Over time, the Manics changed. We all did. They took the focus of the eye, and moved it to themselves. With the disappearance of Richey Edwards – proudly listed as a member on the sleeve - the band became circumspect. They changed. Would anyone have expected them to continue the insane fury of “The Holy Bible”? And survived? Of course not. “Everything Must Go” was, compared to what came next, an unexpected moment. Even if for nothing else that it existed. Let alone be so good. Instead of focusing on the world around them, The Manics became introspective. And rightly so. It changes you, life.



To follow this up with their biggest record, a concept record about depression which brought up a number one about the Spanish Civil War, was some coup. Looked at from a remove, “This Is My Truth Tell Me Yours” is still too long, too stumbling, and, in places, boring (“You're Tender And You're Tired”, “I'm Not Working” were subpar b-sides that somehow landed on the record). But also, this record covered, for me, at the age of 25, the sense of premature awareness of the passing of time, a feeling that has always dogged me, that time is short, that the future is running out, that whatever happens, we are just passengers in the wave of time. The singles from this record were bland, especially the excerably rote song-about-touring “You Stole The Sun From My Heart”.

Having mined this maudlin avenue to the point of near irrelevancy, the next album “Know Your Enemy” saw The Manics, almost, in retreat. After all, how many records can you make? How many statements can you make? How many times before the indian summer cools to the winter of our discontent? The bands touring schedule was truncated to a short six months (compared to the previous 18 month stretches), and the Manics were in danger of looking like yesterdays men. The shock of the new was over. The attempt to reinvent failed, and the band rarely, if ever acknowledge this record ; supported by the release of a greatest hits and accompanying tour that, for the first time, saw them looking back, and sounding for the first time like a band in artistic remission. The videos for this period too, showed the first signs of a lack of vitality. Look. It's three blokes, miming to a song, in a room, shorn of context and with no artistic content. Back then, videos used to mean something. The Manics stopped trying to change the world. Stopped trying to make people think. The videos were blokes singing songs. Not the geometry of contempt bookended with imagery that made one think. To me, this period was the band at their lowest ebb.



Lifeblood” continued the decline artistically. The singles were OK - “The Love Of Richard Nixon” was a strangely political take on New Order's 1985-86 mesh of rock and electronic. But the band had played themselves into a corner. Perhaps the most important element was that the Manics were evolving, always moving, and part of this was coming to terms with what life must be and not what life might be. The world changed the band, not the band that changed the world. By this point, the band had run out of things to say. A natural end point, a natural pause to refresh, rethink, decide if they even wanted to come back at all was the only step now. When art becomes habit, the question must be that is this a bad habit? If art communicates nothing, is it useless?
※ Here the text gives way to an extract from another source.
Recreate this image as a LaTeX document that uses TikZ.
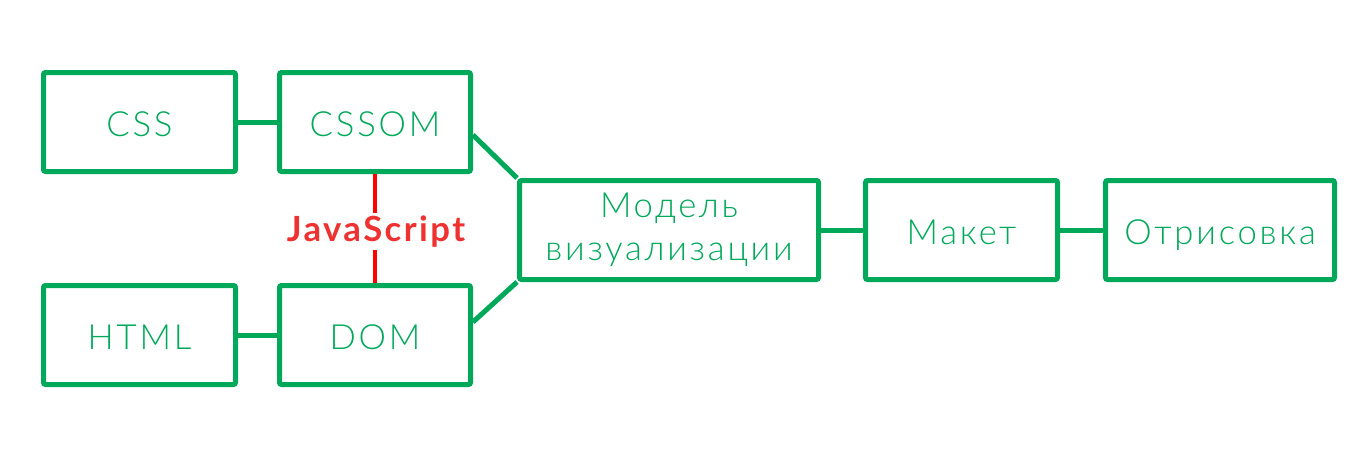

The return then was “Your Love Alone Is Not Enough”, part of the bands rebirth. Again, though, the video is three men playing a room. How dull. The Manics were in danger of becoming dangerously normal, safe. Lyrics that communicated on the personal, losing touch with the rest of the world around them. Then again, when Maslows Hierarchy of Needs is mostly met, when the realisation dawns that the world most people change in any way is very small, and when the battle, for the reward, is not always worth it, its easy to find your comfort zone. The parent album - “Send Away The Tigers” was by no means bad, but again, how many times does a band say the same things? Thankfully the follow up was “Journal For Plague Lovers”, which contained not one single at all. (The DVD version of this contains the promotional video of “Jackie Collins Existential Question Time”, possibly the strangest title of any record ever).



On this best of, there is then, a leap, and from “Autumnsong”, to three years later, and “It's Not War (Just The End of Love)”. The young punks became parody, the songs were good, but they no longer grabbed your soul by the lapels, and demanded, now, TO BE HEARD. What came next? More of the same.

At the end of this, those, The Manics were in danger of becoming just another band, searching for the thing that made them so great, forever on a journey. 20 years is a long time. It is difficult, artistically, to always remain relevant and vital in 20 years. If anything, this shows how artists evolve, find a kind of peace with what cannot be changed, and how we change over time. These songs are postcards, first from young men, and then from older, wiser (perhaps) old dogs. Time chips at us, makes us different. Many artists hit a vein, and mine it until it is dry forever, before becoming a parody. The Manics were different. They may have made records that sometimes were lacking in the essential fire of creation, or perhaps, became close to being of importance only to themselves, but if nothing else, this record is 2 hours, 20 minutes of songs that saved my life and songs that charted the change from children to parents. The Manics are national treasures. Sometimes I think the world doesn't need them anymore. But when they aren't around, my world will be poorer.